Friday, July 24, 2009

A New Hope

At first glance, I would appear to be a kid's dream mother. I am in many ways just an overgrown child. The music I listen to, the way I prefer to dress, the books I read, the toys I cannot seem to resist, my love for chocolate, my love for movies where stuff blows up, and all my dogs. Everything adds up to a fun-loving parent. But of course no parent is perfect, and parents aren't in place to be a playmate to their children alone. There was a definite dark side to my parenting that, as much as I would like to pretend it didn't, played a role in the troubles my two girls went through. More than anything else, I think my adherence to what I believed should be my role as the breadwinner was a detriment to my two daughters that they suffered for greatly. As things in their lives heated up, I simply was not there. I loved them, and I think for the most part on and most days they knew that, but I can tell you now with absolute certainty that love is not enough. It takes a presence, both in the mind and body, to be an effective parent. I can also tell you, with no amount of self-pity at this point, that I did not often give my kids all of me. I may appear to be looking for some sympathy. Trust me, I am not. This is all subject matter that has been examined by various therapists in various ways. I have been laid bare and had my ego water boarded by the best. I have survived those experiences to say these things as a matter of record. I can say them now somewhat dispassionately because it doesn't matter how I feel about it, I have yet to figure out how to bend time. What was will always be.

But, as I work through my daughter's childhood toys and books, her younger years have been on my mind recently, and, maybe to give my tired, wounded heart some salve, I asked myself the question, "Was there ever a time I know we were all happy together?" I have examined that question for several days, looking at the answer that continues to come back time and again to make sure I believe Kelsey would have answered it the same way, and I know she would have, because she did talk about it during her last residential treatment stay. For us, we were happiest living in a time long ago in a galaxy far, far away. Star Wars made us happy. It was the source of some of our best times together.

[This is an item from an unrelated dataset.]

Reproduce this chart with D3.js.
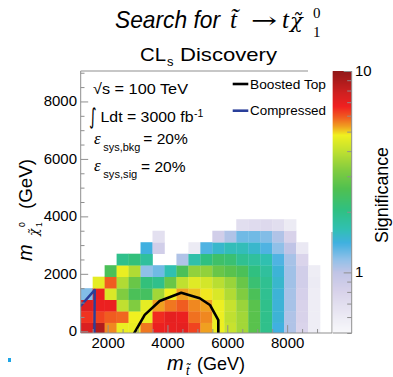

I think the happiest summer we had as a mother and daughters was the summer LucasFilm re-released the original trilogy. A huge Star Wars fan, I had raised my two daughters on the films, but I was so excited for them to see them on the big screen, so we got the schedule down and planned the summer more or less around the releases, which, as I recall, were about a month apart. In the time before Fandango, we would get to the theatre as early as possible to buy the tickets, then hang out at the book store until it was time to line up for the movie. And we were not alone, the lines wrapped around the building for each release, with people queuing up hours before the movie began. Kelsey was about 11, her little sister about 8, so we had to find ways to amuse ourselves in line, so I took The Hobbit and read it out loud to them. I can remember thinking how deeply dark and geeky I was, waiting to see the ultimate fantasy nerd's movie trilogy while reading the ultimate fantasy writer's work to my kids, but we were happy. I can recall people in line near us smiling kindly at the mother and her two children sitting on the ground reading about furry-footed hobbits, trolls, dwarves and wizards. At least, if I was going to be a nerd, I was in the best of company. We had a lot of fun without much effort. And the memories remain. A number of times we told the tale of the Englishman who asked the usher that the sound be turned down during The Return of the Jedi because he had been at the other two screenings and they were too loud for him. He was booed into submission. One of us would begin the story and the others would chime in to help complete it, laughing at the memory.

Even Episode I has a place in my heart now, despite being less than great cinema. My daughters were still young enough not to really know or care that the movie sucked. It was Star Wars and we were together at it. We would sit there with a large popcorn and a bag of Twizzlers and be very content to watch Jar-Jar Binks. We did it four times that year. I to this day cannot see a Star Wars film without wanting a Twizzler. I cannot eat a Twizzler without the strong urge to put in a Star Wars DVD. We took entire shopping trips geared around the purchase of Star Wars merchandise. I have a house full of it still.

Art Rooney, Sr. may be the man I look to as the greatest, kindest businessman ever, but George Lucas is my parenting hero. Of course, I know it wasn't the movies, it was the time we spent together. It was so easy. Why didn't I do more of it?

Kelsey, wherever you are, may the Force be With You.